How to Enable Text Embeddings Vector Storage in Supabase
Learn how to enable and store text embeddings in Supabase, so you can perform efficient semantic search on small, structured datasets w/out needing a separate vector database.
In my previous blog post The Case for Preprocessing: Using LLMs Before Your Users Do, I talked about breaking out of the real-time mindset when working with LLMs. Instead of treating them like instant-response machines that only run when a user taps a button, I explored how we can shift some of that work to backend scripts and cron jobs.
Most apps deal with finite, structured data - whether it’s dictionary entries, PDF files, or property listings - and much of that data can be preprocessed ahead of time. By doing things like grouping similar meanings, generating summaries, or creating embeddings offline, we can cut costs, reduce latency, and make our apps faster and more scalable. In this post, I’ll show how to put that idea into practice by enabling vector storage for text embeddings in Supabase, so you can preprocess and query your data efficiently using semantic search.
You’ve probably heard of specialized vector databases like Pinecone, Milvus, and others. These are purpose-built systems designed to store, index, and search high-dimensional vector embeddings - numerical representations of complex data like text, images, or audio that capture semantic meaning. Unlike traditional databases, vector databases are optimized for similarity search, making them ideal when you need to efficiently query across millions of records. If your app deals with large-scale embedding search, this is definitely the route to take. For example if you have a movie database like IMDB, and you want the user to be able to search through ALL the movies with a natural language query.
However, in many cases, your app only needs semantic search over a relatively small, well-defined dataset. For example, an HR tool might let a manager search through a limited set of employee resumes to find specific skills within a department. Or take a personal journaling app - while someone might write daily, the total number of entries is still small. Yet, being able to semantically search past reflections (“when did I write about feeling stuck?”) can be incredibly useful. In my case, I’m building a Sanskrit Dictionary app where a single word might have as many as 100 definitions, and I want users to quickly find the most relevant ones using semantic search.

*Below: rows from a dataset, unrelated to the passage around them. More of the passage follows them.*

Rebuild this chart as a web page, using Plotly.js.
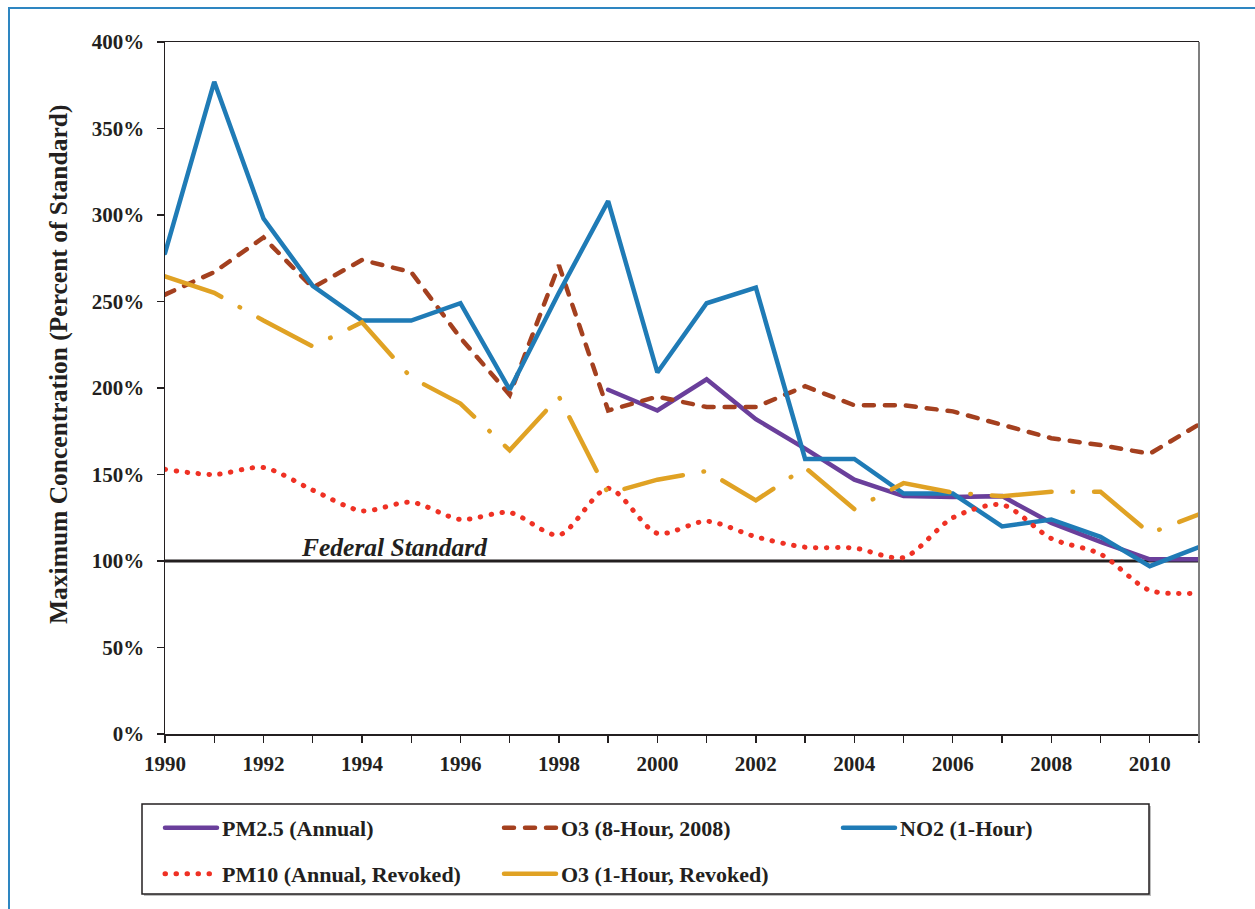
<!DOCTYPE html>
<html>
<head>
<meta charset="utf-8">
<script src="https://cdn.plot.ly/plotly-3.0.1.min.js"></script>
<style>
  html, body { margin: 0; padding: 0; background: #fff; overflow: hidden; }
  #frame {
    position: absolute; left: 8px; top: 7px; width: 2000px; height: 2000px;
    border-left: 2.5px solid #2e86c1; border-top: 2.5px solid #2e86c1;
    pointer-events: none; z-index: 5;
  }
  #chart { position: absolute; left: 0; top: 0; width: 1255px; height: 909px; }
  /* Excel-like round caps for the dashed/dotted series */
  path.js-line { stroke-linecap: round; }
</style>
</head>
<body>
<div id="frame"></div>
<div id="chart"></div>
<script>
// --- Data ---
const years = [1990, 1991, 1992, 1993, 1994, 1995, 1996, 1997, 1998, 1999, 2000,
  2001, 2002, 2003, 2004, 2005, 2006, 2007, 2008, 2009, 2010, 2011];

const pm25Annual = [null, null, null, null, null, null, null, null, null, 199, 187,
  205, 182, 165, 147, 137.5, 137, 137.5, 122, 111, 101, 101];
const o3EightHour = [254, 267, 287, 258, 274, 267, 229, 196, 271, 187, 195,
  189, 189, 201, 190, 190, 186.5, 179, 171, 167, 162, 179];
const no2OneHour = [278, 377, 298, 259, 239, 239, 249, 199, 255, 308, 209,
  249, 258, 159, 159, 139, 139, 120, 124, 114, 97, 108];
const pm10Annual = [153, 150, 154, 141, 129, 134, 124, 128, 115, 142, 116,
  123, 114, 108, 107.5, 102, 125, 132.5, 113, 104, 83, 81.5];
const o3OneHour = [264.5, 255, 239, 224, 238, 206, 191, 164, 195, 139, 147,
  152, 135, 154, 130, 145, 139.5, 137.5, 140, 140, 116, 127];

const seriesNames = ["PM2.5 (Annual)", "O3 (8-Hour, 2008)", "NO2 (1-Hour)",
  "PM10 (Annual, Revoked)", "O3 (1-Hour, Revoked)"];

const xTickVals = years;
const xTickText = years.map((y) => (y % 2 === 0 ? String(y) : ""));
const yTickVals = [0, 50, 100, 150, 200, 250, 300, 350, 400];
const yTickText = yTickVals.map((v) => v + "%");

const federalStandard = 100;
const standardLabel = "Federal Standard";
const yTitle = "Maximum Concentration (Percent of Standard)";

// --- Layout helpers (pixel -> paper) ---
const W = 1255, H = 909;
const M = { l: 165, r: 56, t: 42, b: 175 };
const plotW = W - M.l - M.r;
const plotH = H - M.t - M.b;
const px = (x) => (x - M.l) / plotW;
const py = (y) => (H - M.b - y) / plotH;

const FONT = "'Liberation Serif', 'Times New Roman', serif";
const INK = "#231f20";

const traces = [
  {
    x: years, y: pm25Annual, name: seriesNames[0], legend: "legend",
    type: "scatter", mode: "lines",
    line: { color: "#6a3f9b", width: 4.5 },
  },
  {
    x: years, y: o3EightHour, name: seriesNames[1], legend: "legend",
    type: "scatter", mode: "lines",
    line: { color: "#a4401f", width: 4.5, dash: "10px,11px" },
  },
  {
    x: years, y: no2OneHour, name: seriesNames[2], legend: "legend",
    type: "scatter", mode: "lines",
    line: { color: "#1f7bb6", width: 4.5 },
  },
  {
    x: years, y: pm10Annual, name: seriesNames[3], legend: "legend2",
    type: "scatter", mode: "lines",
    line: { color: "#ef3124", width: 5, dash: "0.5px,10.5px", shape: "spline", smoothing: 0.8 },
  },
  {
    x: years, y: o3OneHour, name: seriesNames[4], legend: "legend2",
    type: "scatter", mode: "lines",
    line: { color: "#e0a224", width: 4.5, dash: "60px,21px,0.5px,21px" },
  },
];

const legendBase = {
  orientation: "h",
  xanchor: "left",
  yanchor: "middle",
  x: px(160),
  entrywidth: 272,
  entrywidthmode: "pixels",
  itemwidth: 52,
  bgcolor: "rgba(0,0,0,0)",
  borderwidth: 0,
  font: { family: FONT, size: 22, color: INK, weight: "bold" },
};

const layout = {
  width: W,
  height: H,
  margin: M,
  paper_bgcolor: "#fff",
  plot_bgcolor: "#fff",
  showlegend: true,
  font: { family: FONT, color: INK },
  xaxis: {
    range: [1990, 2011],
    tickmode: "array",
    tickvals: xTickVals,
    ticktext: xTickText,
    ticks: "outside",
    ticklen: 7,
    tickwidth: 1.3,
    tickcolor: INK,
    ticklabelstandoff: 3,
    showline: true,
    linecolor: INK,
    linewidth: 1.5,
    mirror: true,
    showgrid: false,
    zeroline: false,
    tickfont: { family: FONT, size: 21, color: INK, weight: "bold" },
  },
  xaxis2: {
    overlaying: "x",
    range: [1990, 2011],
    tickmode: "array",
    tickvals: xTickVals,
    ticks: "inside",
    ticklen: 5,
    tickwidth: 1.3,
    tickcolor: INK,
    showticklabels: false,
    showgrid: false,
    zeroline: false,
    anchor: "y",
    side: "bottom",
  },
  yaxis: {
    range: [0, 400],
    tickmode: "array",
    tickvals: yTickVals,
    ticktext: yTickText,
    ticks: "outside",
    ticklen: 7,
    tickwidth: 1.3,
    tickcolor: INK,
    ticklabelstandoff: 8,
    showline: true,
    linecolor: INK,
    linewidth: 1.5,
    showgrid: false,
    zeroline: false,
    tickfont: { family: FONT, size: 21, color: INK, weight: "bold" },
  },
  yaxis2: {
    overlaying: "y",
    range: [0, 400],
    tickmode: "array",
    tickvals: yTickVals,
    ticks: "inside",
    ticklen: 5,
    tickwidth: 1.3,
    tickcolor: INK,
    showticklabels: false,
    showgrid: false,
    zeroline: false,
    anchor: "x",
    side: "left",
  },
  legend: Object.assign({}, legendBase, { y: py(828) }),
  legend2: Object.assign({}, legendBase, { y: py(874) }),
  shapes: [
    // federal standard line
    {
      type: "line", xref: "x", yref: "y",
      x0: years[0], x1: years[years.length - 1],
      y0: federalStandard, y1: federalStandard,
      line: { color: INK, width: 3 },
      layer: "below",
    },
    // right frame edge (grey)
    {
      type: "line", xref: "paper", yref: "paper",
      x0: 1, x1: 1, y0: py(741), y1: 1,
      line: { color: "#7f7f7f", width: 2 },
    },
    // legend box shadow + box
    {
      type: "rect", xref: "paper", yref: "paper",
      x0: px(144), x1: px(1151), y0: py(806), y1: py(896),
      line: { width: 0 }, fillcolor: "#bdbdbd",
    },
    {
      type: "rect", xref: "paper", yref: "paper",
      x0: px(142), x1: px(1149), y0: py(804), y1: py(894),
      line: { color: INK, width: 1.5 }, fillcolor: "#fff",
    },
  ],
  annotations: [
    {
      text: standardLabel,
      xref: "x", yref: "y",
      x: 1994.66, y: federalStandard,
      xanchor: "center", yanchor: "bottom",
      yshift: -3,
      showarrow: false,
      font: { family: FONT, size: 25.5, color: INK, weight: "bold", style: "italic" },
    },
    {
      text: yTitle,
      xref: "paper", yref: "paper",
      x: px(58), y: py(365),
      xanchor: "center", yanchor: "middle",
      textangle: -90,
      showarrow: false,
      font: { family: FONT, size: 25.5, color: INK, weight: "bold" },
    },
  ],
};

Plotly.newPlot("chart", traces, layout, { staticPlot: true, displayModeBar: false });
</script>
</body>
</html>
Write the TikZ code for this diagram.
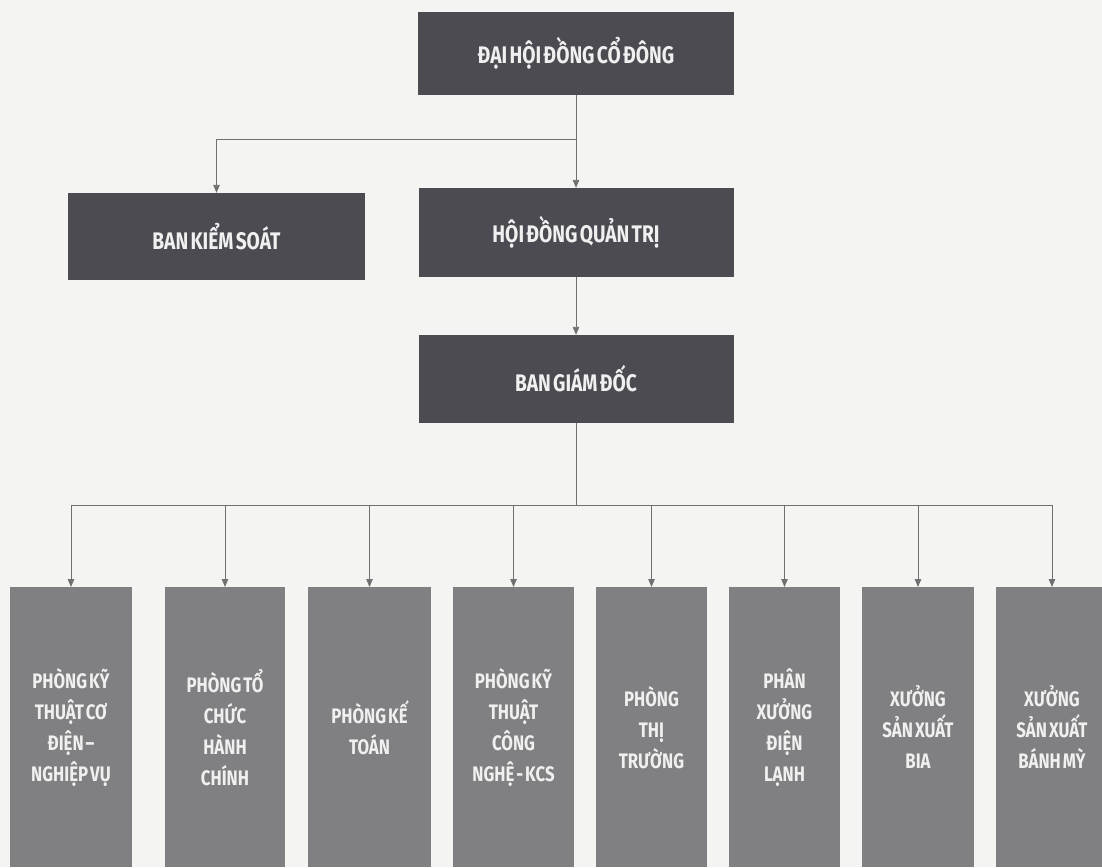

For smaller, well-scoped datasets like these, it makes perfect sense to store text embeddings directly in the relevant database rows. That way, you can fetch the embeddings alongside the rest of the data and perform semantic search right within your app—no need for a separate vector database. That’s why I was excited to discover that Supabase already supports this! With a little bit of work.
So how do you set it up? First, select your project then go to “Database” in the side menu:
From the Database menu, select Extensions and type in “vector” into the search:
Enable it!
Now you can use the SQL Editor to add a vector column to any table with specified dimensions. For example, if you’re using OpenAI’s text-embedding-3-small
model, your SQL statement will be as follows:
ALTER TABLE yourtable ADD COLUMN embedding vector(1536);
If you’re using OpenAI’s text-embedding-3-large
model, change this to:
ALTER TABLE yourtable ADD COLUMN embedding vector(3072);
However, keep in mind that the large model requires significantly more storage and may introduce latency when querying rows. If you’re storing embeddings alongside other data, be sure to select only the columns you need when querying - avoid pulling the embedding unless necessary. Alternatively, you can store embeddings in a separate table keyed by the same IDs to keep your primary table lean and avoid accidental latency by pulling the embedding column when unnecessary.
That’s it! Now you can easily run an OpenAI Batch API update to add embeddings for all the values in your table (how to do that and beyond in the next blog post!).